Written request:
Review the listing and copy each line that holds the word "matplotlib".
___ Materials provided ___
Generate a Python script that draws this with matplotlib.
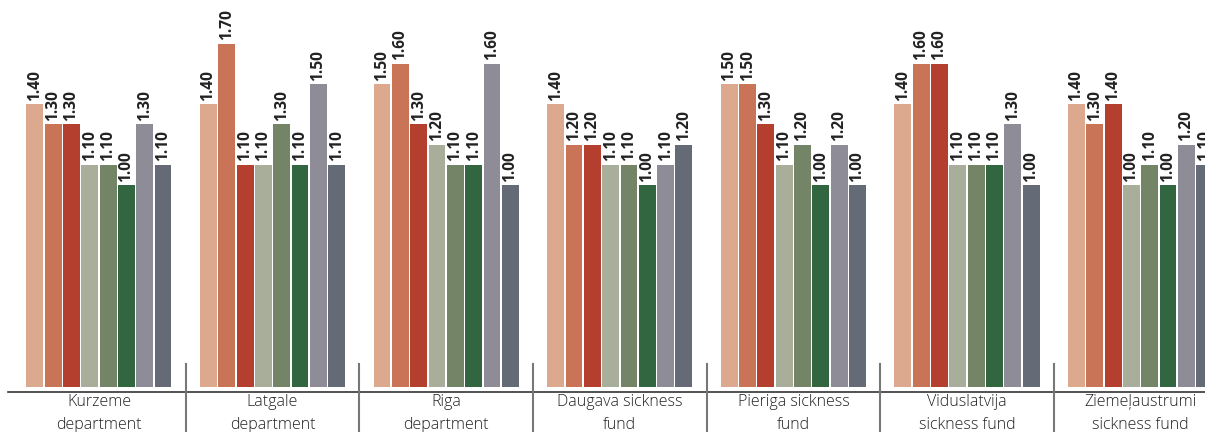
import matplotlib
matplotlib.use('Agg')
import matplotlib.pyplot as plt
import numpy as np

groups = ['Kurzeme\ndepartment', 'Latgale\ndepartment', 'Riga\ndepartment',
          'Daugava sickness\nfund', 'Pieriga sickness\nfund',
          'Viduslatvija\nsickness fund', 'Ziemeļaustrumi\nsickness fund']

kurzeme = [1.4, 1.3, 1.3, 1.1, 1.1, 1.0, 1.3, 1.1]
latgale = [1.4, 1.7, 1.1, 1.1, 1.3, 1.1, 1.5, 1.1]
riga = [1.5, 1.6, 1.3, 1.2, 1.1, 1.1, 1.6, 1.0]
daugava = [1.4, 1.2, 1.2, 1.1, 1.1, 1.0, 1.1, 1.2]
pieriga = [1.5, 1.5, 1.3, 1.1, 1.2, 1.0, 1.2, 1.0]
viduslatvija = [1.4, 1.6, 1.6, 1.1, 1.1, 1.1, 1.3, 1.0]
ziemelaustrumi = [1.4, 1.3, 1.4, 1.0, 1.1, 1.0, 1.2, 1.1]

values = [kurzeme, latgale, riga, daugava, pieriga, viduslatvija, ziemelaustrumi]
colors = ['#dca98f', '#c97456', '#b53f2e', '#a9ae9b',
          '#738566', '#316640', '#8e8c96', '#646a76']

fig = plt.figure(figsize=(12.05, 4.32), dpi=100)
ax = fig.add_axes([0, 45 / 432, 1, 387 / 432])
ax.set_xlim(-0.570, 6.371)
ax.set_ylim(0, 1.916)
ax.axis('off')

step = 0.1055
x = np.arange(len(groups))
for j in range(8):
    vals = [v[j] for v in values]
    pos = x + (j - 3.5) * step
    ax.bar(pos, vals, width=0.097, color=colors[j])
    for xp, val in zip(pos, vals):
        ax.annotate('%.2f' % val, (xp, val), xytext=(0, 2.5), textcoords='offset points',
                    rotation=90, ha='center', va='bottom', fontsize=11.2,
                    fontweight='bold', family='Open Sans', color='#222222')

# baseline and separators
ax.plot([-0.524, 6.371], [-0.025, -0.025], color='#333333', lw=1.2, clip_on=False)
for i in range(len(groups) - 1):
    ax.plot([i + 0.5, i + 0.5], [0.114, -0.23], color='#777777', lw=1.5, clip_on=False)

for i, g in enumerate(groups):
    ax.text(i, -0.130, g, ha='center', va='center', fontsize=11.5,
            family='Open Sans', fontweight='light', color='#222222', linespacing=1.55)

fig.savefig('out.png', dpi=100)
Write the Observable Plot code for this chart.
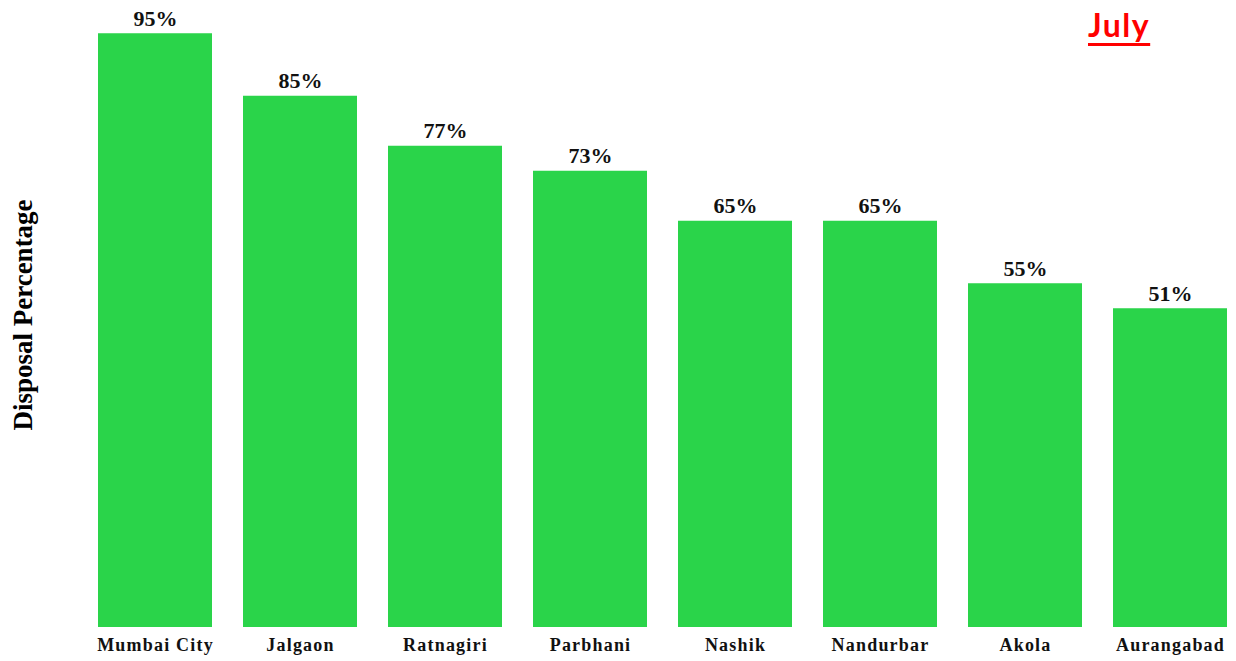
<!DOCTYPE html>
<html><head><meta charset="utf-8">
<script src="https://cdn.jsdelivr.net/npm/d3@7"></script>
<script src="https://cdn.jsdelivr.net/npm/@observablehq/plot@0.6"></script>
<style>
body{margin:0;background:#fff}
#wrap{position:relative;width:1236px;height:661px}
#month{position:absolute;left:1088px;top:5px;font:bold 32px Lato, "Liberation Sans", sans-serif;letter-spacing:1.5px;color:#ff0000;text-decoration:underline;text-decoration-thickness:3px;text-underline-offset:6px}
</style></head>
<body><div id="wrap"><div id="month">July</div></div>
<script>
const districts = ["Mumbai City","Jalgaon","Ratnagiri","Parbhani","Nashik","Nandurbar","Akola","Aurangabad"];
const disposal = [95,85,77,73,65,65,55,51];
const yLabel = "Disposal Percentage";

const data = districts.map((d,i)=>({district:d, value:disposal[i]}));

const chart = Plot.plot({
  width:1236, height:661,
  marginLeft:98, marginRight:9, marginTop:2, marginBottom:34,
  style:{fontFamily:"'Liberation Serif', 'Times New Roman', serif", background:"#fff"},
  x:{domain:districts, paddingInner:0.215, paddingOuter:0, label:null},
  y:{domain:[0,100], axis:null},
  marks:[
    Plot.barY(data,{x:"district", y:"value", fill:"#2ad44a"}),
    Plot.text(data,{x:"district", y:"value", text:d=>d.value+"%", lineAnchor:"bottom", dy:-8, fontSize:22, fontWeight:"bold", fill:"#111"}),
    Plot.axisX({tickSize:0, tickPadding:11, fontSize:18, fontWeight:"bold", label:null, fill:"#111"}),
    Plot.text([yLabel],{frameAnchor:"left", textAnchor:"middle", text:d=>d, rotate:-90, dx:-75, fontSize:27, fontWeight:"bold", fill:"#000"})
  ]
});
chart.querySelectorAll("g[aria-label='x-axis tick label'] text").forEach(t=>t.style.letterSpacing="1.2px");
document.getElementById("wrap").prepend(chart);
</script>
</body></html>
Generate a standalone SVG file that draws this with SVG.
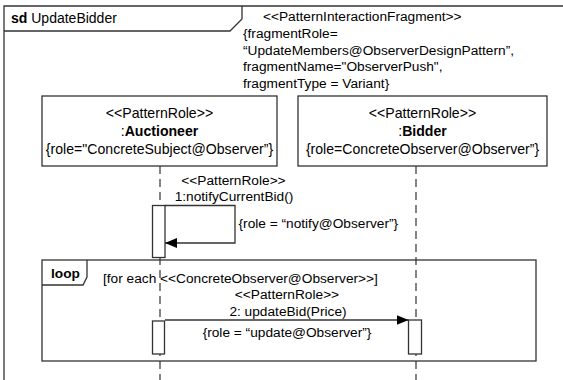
___
Exercise output:
Generate a Python script that draws this with matplotlib.
import matplotlib
matplotlib.use('Agg')
import matplotlib.pyplot as plt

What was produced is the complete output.